3 Lessons from My DeFi Mistakes to Keep Your Portfolio on Track

I made the mistake of chasing high-yield APRs across various chains and protocols, which led to a fragmented portfolio.

In the second quarter of 2024, I found myself chasing liquidity pool yields across various EVM-compatible chains and even ventured into Solana. I was part of a group of DeFi enthusiasts who were generating astonishing APR returns by acting as market makers in DeFi liquidity pools, collecting trading fees alongside asset price appreciation. Seeing their success made me feel like I was missing out. However, they were providing liquidity in pools containing assets I wasn't confident about: meme coins, low-cap altcoins, and other speculative tokens. They even paired highly speculative assets with blue chips like BTC and ETH, which seemed risky to me.

From this experience, I learned that others' gains are relative to their beliefs and risk tolerance, and that I shouldn't blindly follow someone else's DeFi investments because our expectations and strategies differ.

Don't Chase High Yields - Chase Assets You Want to Hold

If you focus solely on chasing high yields, you may find yourself holding a fragmented portfolio of assets you don't want in the long term.
This lesson is crucial because chasing high yields can lead you to stray from your core investment strategy. You might end up swapping valuable "blue chip" assets for speculative tokens that offer high yields but lack long-term potential. This can erode your portfolio's value and stability. On the other hand, if you focus on acquiring assets you genuinely want to hold and set strategic minimum yield expectations, you'll align your investments with your risk tolerance and long-term goals, leading to a more cohesive and potentially more profitable portfolio.

Let me share some actionable steps to help you avoid the pitfalls I encountered.

1. Focus on High-Liquidity Protocols and Chains

This is important because protocols and chains with high liquidity offer better yields on asset pairs you actually want to hold, thanks to higher trading volumes and activity that generate more fees.

To put this into practice:

  • Research and identify chains and protocols where your preferred assets have the highest liquidity, such as Ethereum or Polygon.
  • Provide liquidity in pools that include assets you are confident holding for the long term, avoiding speculative tokens.
  • Regularly monitor the liquidity and yields to ensure they continue to meet your investment criteria and adjust your positions as necessary.

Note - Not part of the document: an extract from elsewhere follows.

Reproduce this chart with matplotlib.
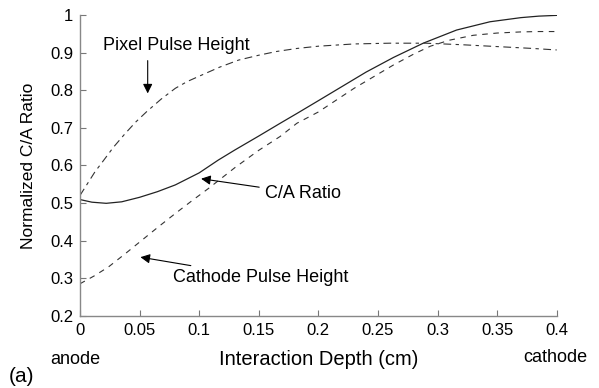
import numpy as np
import matplotlib as mpl
import matplotlib.pyplot as plt

#Datos
depth_ca = [0.0, 0.01, 0.022, 0.035, 0.05, 0.065, 0.08, 0.1, 0.116, 0.13, 0.15, 0.168, 0.182, 0.2,
            0.22, 0.24, 0.263, 0.288, 0.316, 0.344, 0.37, 0.385, 0.4]
ca_ratio = [0.509, 0.502, 0.499, 0.503, 0.515, 0.530, 0.548, 0.580, 0.614, 0.641, 0.678, 0.712, 0.738, 0.772,
            0.810, 0.848, 0.887, 0.925, 0.960, 0.982, 0.993, 0.997, 0.999]

depth_px = [0.0, 0.005, 0.0126, 0.02, 0.028, 0.038, 0.047, 0.056, 0.068, 0.08, 0.09, 0.102, 0.117, 0.133,
            0.15, 0.165, 0.182, 0.2, 0.23, 0.26, 0.29, 0.32, 0.35, 0.38, 0.4]
pixel_ph = [0.52, 0.545, 0.583, 0.614, 0.648, 0.685, 0.716, 0.743, 0.776, 0.805, 0.823, 0.840, 0.861, 0.880,
            0.893, 0.903, 0.911, 0.917, 0.923, 0.925, 0.925, 0.921, 0.916, 0.911, 0.907]

depth_cat = [0.0, 0.012, 0.024, 0.038, 0.052, 0.066, 0.08, 0.094, 0.108, 0.12, 0.13, 0.15, 0.168, 0.182,
             0.2, 0.23, 0.263, 0.28, 0.294, 0.31, 0.33, 0.35, 0.37, 0.385, 0.4]
cathode_ph = [0.285, 0.306, 0.330, 0.365, 0.401, 0.437, 0.472, 0.506, 0.539, 0.569, 0.594, 0.640, 0.677, 0.712,
              0.742, 0.805, 0.867, 0.896, 0.917, 0.933, 0.946, 0.952, 0.955, 0.956, 0.956]

xticks = [0, 0.05, 0.1, 0.15, 0.2, 0.25, 0.3, 0.35, 0.4]
xlabels = ['0', '0.05', '0.1', '0.15', '0.2', '0.25', '0.3', '0.35', '0.4']
yticks = [0.2, 0.3, 0.4, 0.5, 0.6, 0.7, 0.8, 0.9, 1.0]
ylabels = ['0.2', '0.3', '0.4', '0.5', '0.6', '0.7', '0.8', '0.9', '1']

#--------------------------------
plt.close('all')
mpl.rcParams.update({'font.family': ['Liberation Sans', 'DejaVu Sans'], 'font.size': 12})

fig = plt.figure(figsize=[5.99, 3.88], dpi=100)
ax = fig.add_axes((80/599., 1-315.7/388., 476.7/599., 300.7/388.))

ax.plot(depth_ca, ca_ratio, '-', color='#222222', linewidth=0.9)
ax.plot(depth_px, pixel_ph, '-.', color='#333333', linewidth=0.8, dashes=[7, 4, 3, 4])
ax.plot(depth_cat, cathode_ph, '--', color='#333333', linewidth=0.8, dashes=[5, 5])

ax.set_xlim(0, 0.4)
ax.set_ylim(0.2, 1.0)
ax.set_xticks(xticks)
ax.set_xticklabels(xlabels)
ax.set_yticks(yticks)
ax.set_yticklabels(ylabels)
ax.tick_params(direction='in', length=4, width=0.8, color='#777777', labelsize=12, pad=5)
ax.spines['top'].set_visible(False)
ax.spines['right'].set_visible(False)
ax.spines['left'].set_color('#888888')
ax.spines['bottom'].set_color('#888888')
ax.spines['left'].set_linewidth(1.0)
ax.spines['bottom'].set_linewidth(1.0)

ax.set_ylabel('Normalized C/A Ratio', fontsize=12.5, labelpad=10)
ax.set_xlabel('Interaction Depth (cm)', fontsize=14.5, labelpad=9)

#Anotaciones de las curvas
flecha = dict(arrowstyle='-|>', color='black', linewidth=0.8, mutation_scale=14)
ax.text(0.0806, 0.918, 'Pixel Pulse Height', ha='center', va='center', fontsize=13)
ax.annotate('', xy=(0.0568, 0.784), xytext=(0.0568, 0.886), arrowprops=flecha)
ax.annotate('C/A Ratio', xy=(0.0993, 0.5655), xytext=(0.155, 0.525),
            ha='left', va='center', fontsize=13, arrowprops=flecha)
ax.annotate('Cathode Pulse Height', xy=(0.0484, 0.357), xytext=(0.078, 0.302),
            ha='left', va='center', fontsize=13, arrowprops=flecha)

fig.text(50/599., 1-359/388., 'anode', fontsize=13, ha='left', va='center')
fig.text(587/599., 1-357/388., 'cathode', fontsize=13, ha='right', va='center')
fig.text(9/599., 1-377/388., '(a)', fontsize=15, ha='left', va='center')

fig.savefig('out.png', dpi=100)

2. Develop an Exit Strategy and Stick to It

This is crucial because knowing how and when to exit an investment is more important than entering one. A well-defined exit strategy helps you capture expected returns and manage risks effectively. For example, I have three exit plans depending on investment performance: converting assets into fiat, ETH, or directly into BTC. Having predefined profit-taking levels keeps me disciplined and aligned with my investment goals.

To implement this:

  • Set clear profit targets and stop-loss levels for each of your investments to know exactly when to exit.
  • Determine your exit methods ahead of time, decide whether you'll convert gains into fiat, stablecoins, or other assets like BTC or ETH.
  • Regularly review your exit strategy, adjusting only when necessary due to significant market changes, but avoid making impulsive decisions based on short-term fluctuations.

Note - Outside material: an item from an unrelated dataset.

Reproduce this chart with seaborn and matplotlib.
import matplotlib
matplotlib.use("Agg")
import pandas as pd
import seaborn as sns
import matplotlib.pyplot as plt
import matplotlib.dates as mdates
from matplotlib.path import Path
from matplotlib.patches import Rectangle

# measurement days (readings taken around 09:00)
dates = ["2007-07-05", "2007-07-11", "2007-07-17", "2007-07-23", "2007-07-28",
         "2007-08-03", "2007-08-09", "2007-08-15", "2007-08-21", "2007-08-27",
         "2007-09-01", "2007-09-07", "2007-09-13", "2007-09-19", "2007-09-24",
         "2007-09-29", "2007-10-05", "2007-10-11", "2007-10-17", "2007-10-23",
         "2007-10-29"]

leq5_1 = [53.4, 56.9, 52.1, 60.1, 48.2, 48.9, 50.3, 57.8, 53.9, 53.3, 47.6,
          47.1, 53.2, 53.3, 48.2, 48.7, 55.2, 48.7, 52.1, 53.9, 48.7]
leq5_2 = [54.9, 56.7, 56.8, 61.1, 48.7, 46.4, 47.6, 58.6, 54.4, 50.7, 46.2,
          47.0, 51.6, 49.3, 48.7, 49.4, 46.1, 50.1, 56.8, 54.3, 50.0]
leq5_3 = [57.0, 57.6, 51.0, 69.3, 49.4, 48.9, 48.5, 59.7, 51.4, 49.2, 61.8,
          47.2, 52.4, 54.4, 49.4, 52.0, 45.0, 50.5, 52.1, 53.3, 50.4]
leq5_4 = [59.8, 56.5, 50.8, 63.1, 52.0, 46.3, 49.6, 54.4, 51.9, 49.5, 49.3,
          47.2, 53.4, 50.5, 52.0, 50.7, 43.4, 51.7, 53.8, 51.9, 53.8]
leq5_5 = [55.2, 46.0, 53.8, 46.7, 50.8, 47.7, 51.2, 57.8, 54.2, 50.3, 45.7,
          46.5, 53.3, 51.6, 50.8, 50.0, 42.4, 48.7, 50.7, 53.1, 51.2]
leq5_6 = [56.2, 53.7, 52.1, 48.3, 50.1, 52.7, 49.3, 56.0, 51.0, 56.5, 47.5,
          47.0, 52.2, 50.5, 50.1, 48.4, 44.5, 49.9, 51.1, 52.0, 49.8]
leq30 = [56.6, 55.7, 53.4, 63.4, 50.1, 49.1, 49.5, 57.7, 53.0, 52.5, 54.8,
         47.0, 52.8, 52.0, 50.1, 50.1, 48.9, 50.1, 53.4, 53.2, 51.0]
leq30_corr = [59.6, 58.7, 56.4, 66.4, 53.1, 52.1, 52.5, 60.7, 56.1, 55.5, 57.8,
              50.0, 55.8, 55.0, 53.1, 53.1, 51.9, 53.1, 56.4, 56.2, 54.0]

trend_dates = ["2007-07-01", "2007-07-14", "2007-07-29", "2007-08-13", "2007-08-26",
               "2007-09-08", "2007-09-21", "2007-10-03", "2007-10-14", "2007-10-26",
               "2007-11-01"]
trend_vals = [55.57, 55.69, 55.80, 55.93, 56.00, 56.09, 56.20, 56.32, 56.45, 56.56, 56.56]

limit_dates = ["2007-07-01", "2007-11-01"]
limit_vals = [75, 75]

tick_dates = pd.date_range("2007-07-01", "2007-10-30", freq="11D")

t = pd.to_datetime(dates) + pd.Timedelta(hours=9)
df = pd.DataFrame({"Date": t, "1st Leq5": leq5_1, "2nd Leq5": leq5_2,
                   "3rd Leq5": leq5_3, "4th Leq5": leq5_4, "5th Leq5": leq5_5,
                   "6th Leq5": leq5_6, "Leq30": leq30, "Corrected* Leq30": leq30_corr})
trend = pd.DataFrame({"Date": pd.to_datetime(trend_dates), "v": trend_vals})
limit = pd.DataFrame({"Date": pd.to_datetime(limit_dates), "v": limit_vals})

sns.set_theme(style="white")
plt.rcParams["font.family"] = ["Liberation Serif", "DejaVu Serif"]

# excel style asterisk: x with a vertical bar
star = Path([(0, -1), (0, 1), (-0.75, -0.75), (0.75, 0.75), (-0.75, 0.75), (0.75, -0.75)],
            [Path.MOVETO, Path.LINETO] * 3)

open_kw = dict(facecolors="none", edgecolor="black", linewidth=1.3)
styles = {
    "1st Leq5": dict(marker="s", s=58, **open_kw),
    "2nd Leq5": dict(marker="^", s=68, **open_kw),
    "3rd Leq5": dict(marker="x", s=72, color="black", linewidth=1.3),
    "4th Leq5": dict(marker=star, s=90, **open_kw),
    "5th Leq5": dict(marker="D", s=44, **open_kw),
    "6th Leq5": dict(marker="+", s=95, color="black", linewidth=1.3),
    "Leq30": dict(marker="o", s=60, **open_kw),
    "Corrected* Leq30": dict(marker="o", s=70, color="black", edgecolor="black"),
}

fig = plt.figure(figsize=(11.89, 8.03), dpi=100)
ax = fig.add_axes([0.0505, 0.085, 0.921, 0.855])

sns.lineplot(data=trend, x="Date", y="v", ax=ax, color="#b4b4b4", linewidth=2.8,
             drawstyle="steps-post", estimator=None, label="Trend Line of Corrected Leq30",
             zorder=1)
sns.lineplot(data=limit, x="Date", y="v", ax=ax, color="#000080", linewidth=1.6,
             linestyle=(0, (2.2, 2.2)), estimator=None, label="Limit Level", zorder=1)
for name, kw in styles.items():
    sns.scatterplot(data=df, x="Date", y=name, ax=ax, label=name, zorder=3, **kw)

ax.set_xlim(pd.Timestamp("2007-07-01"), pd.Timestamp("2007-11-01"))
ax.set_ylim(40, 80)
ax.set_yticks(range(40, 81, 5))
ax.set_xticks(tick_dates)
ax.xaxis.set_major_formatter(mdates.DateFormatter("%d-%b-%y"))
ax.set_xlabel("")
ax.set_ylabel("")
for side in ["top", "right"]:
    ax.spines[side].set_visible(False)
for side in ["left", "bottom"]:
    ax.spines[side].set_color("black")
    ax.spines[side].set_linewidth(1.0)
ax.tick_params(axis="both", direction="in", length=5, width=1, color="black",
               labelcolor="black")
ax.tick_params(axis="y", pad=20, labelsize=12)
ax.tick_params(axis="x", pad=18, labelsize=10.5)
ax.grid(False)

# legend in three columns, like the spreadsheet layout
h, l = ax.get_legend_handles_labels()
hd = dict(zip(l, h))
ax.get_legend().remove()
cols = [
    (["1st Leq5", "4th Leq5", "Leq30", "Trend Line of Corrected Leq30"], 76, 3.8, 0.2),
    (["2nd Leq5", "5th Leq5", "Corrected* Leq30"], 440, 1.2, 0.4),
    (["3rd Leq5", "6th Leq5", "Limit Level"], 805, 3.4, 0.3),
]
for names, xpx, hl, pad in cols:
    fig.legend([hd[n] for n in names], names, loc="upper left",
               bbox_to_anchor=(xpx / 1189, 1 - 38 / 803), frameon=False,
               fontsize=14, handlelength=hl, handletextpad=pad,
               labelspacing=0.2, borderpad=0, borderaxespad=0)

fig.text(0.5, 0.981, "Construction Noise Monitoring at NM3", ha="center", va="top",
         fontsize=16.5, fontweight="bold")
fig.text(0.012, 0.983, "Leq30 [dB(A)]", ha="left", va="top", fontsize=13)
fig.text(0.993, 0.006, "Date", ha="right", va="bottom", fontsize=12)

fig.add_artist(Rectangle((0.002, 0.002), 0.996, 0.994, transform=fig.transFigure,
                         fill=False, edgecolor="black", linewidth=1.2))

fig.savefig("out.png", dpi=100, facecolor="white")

3. Align Portfolio Decisions with Your Valuation Metrics

This is important because you need to assess how each decision impacts your portfolio according to your chosen valuation metric. For instance, if you value your portfolio in Satoshi value rather than fiat, your goal is to increase your holdings relative to BTC, not just in dollar terms. This ensures your investment decisions are aligned with your ultimate objectives.

To put this into action:

  • Select a primary valuation metric for your portfolio, whether it's in BTC, ETH, or fiat currency.
  • Analyze potential investments by assessing how they will impact your portfolio's value according to this metric before entering or exiting positions.
  • Consistently track your portfolio's performance based on your chosen metric to ensure you're progressing toward your goal, for me, that's increasing my BTC holdings over time.

Reflecting on my mistake of chasing high yields across multiple chains and protocols, I realized it led to a fragmented portfolio and a loss of focus on what truly mattered to me, making risk-adjusted returns to increase my portfolio's Satoshi value. Remember, when you chase too many opportunities, you divert your attention from your core strategy.

Losing sight of this can lead to poor risk management and potential losses. Stay focused on your goals, stick to your plan, and you'll navigate the DeFi landscape more successfully.